There are good guidelines and bad. Lloyd’s of London sticks in my mind as an example of the former. Other guidelines throw up some delights that are hard to forget: The T-Mobile guidelines with the page headed Grammer is one. Or the Lloyds TSB bullets that ask us to Do….Benefit-led and Don’t…Feature-led. Then there are the Vodafone guidelines that suggest not using foreign words or phrases, exactly one page before telling us that one of Vodafone’s personality traits is joie de vivre. Classic.
Almost all of them, in the manner of Vodafone above, use very passive language to tell us to use the active voice rather than the passive voice, sometimes even stating that “the passive voice should not be used.” Probably a clue to the fact that many guidelines are plagiarised from other firms’ versions by people who generally don’t understand the instructions anyway.
But recently I came across a set of guidelines that were almost perfect. Quite incredibly, they were for a government organisation, The Environment Agency. OK, they’re a bit long, and no doubt people will be able to find fault. But they do include a lot of very good advice, in many different ways, so I’ve attached the pdf
The best bit is page 32-36, which offers a withering rebuttal of some of the nonsense we have to deal with daily – stakeholders, engage, step change, roadmap, robust and so on. Most importantly, it deals with that horror of a verb that seems to be used now to mean almost anything – deliver.

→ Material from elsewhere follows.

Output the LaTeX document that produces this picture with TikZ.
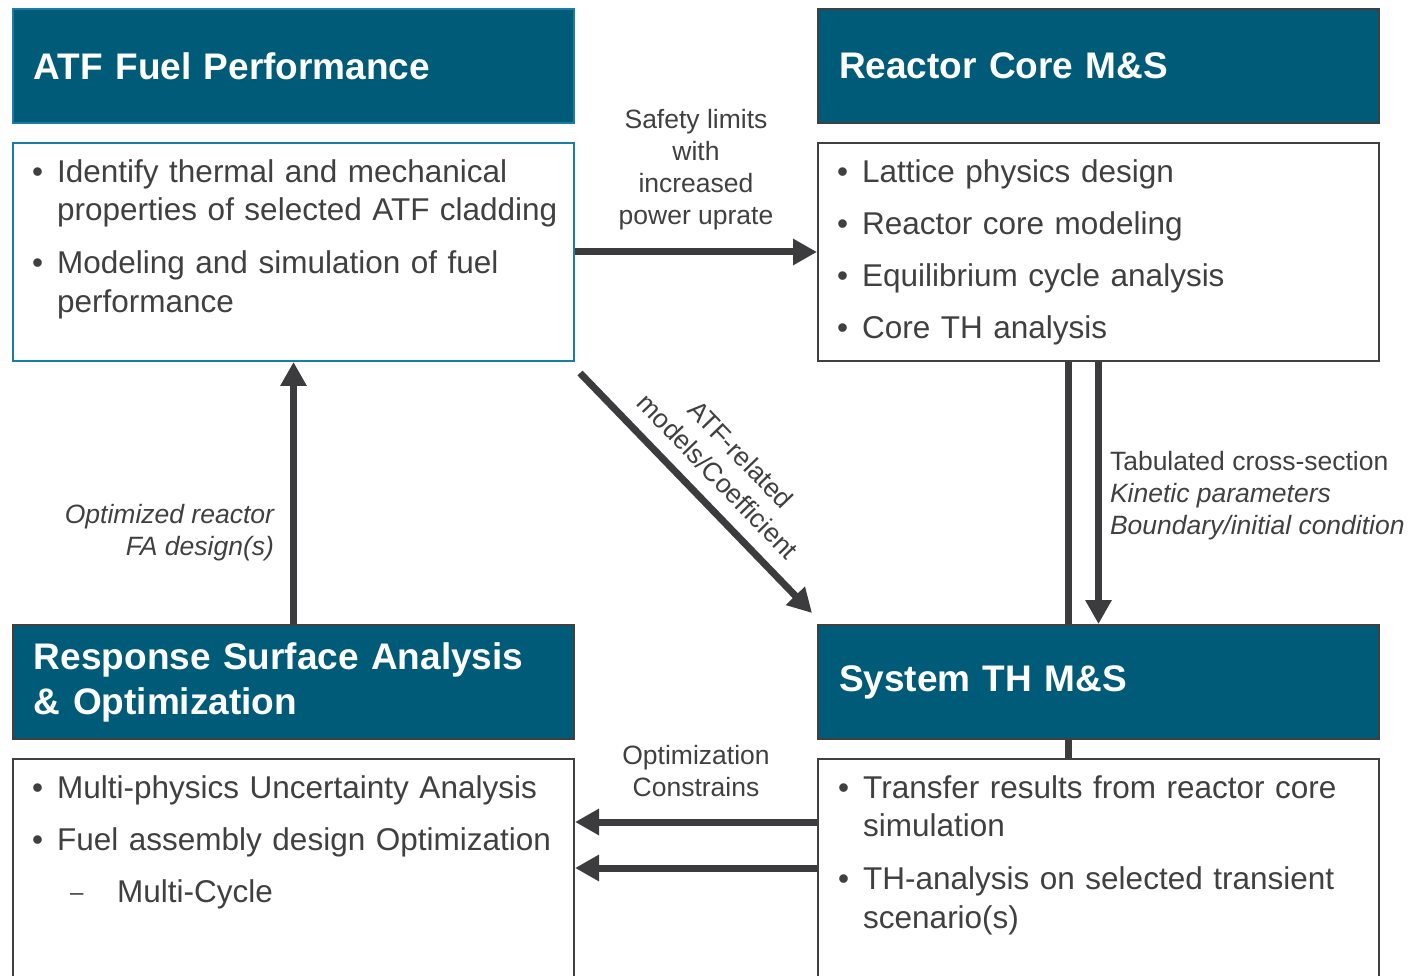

Other highlights are some sound advice on page 8, and also on 36-37. Plus, on page 26, there’s a cracking before and after example using an extraordinary letter that was actually sent to a member of the public.
Much of the document calls for plain English, which I’m sure will elicit howls of disapproval from the literary luvvie school of copywriters, who for some reason think they perform some higher art form. But much of the Environment Agency’s job is to communicate with the general public, and provide them with clear information. Which, funnily enough, is also a copywriter’s job.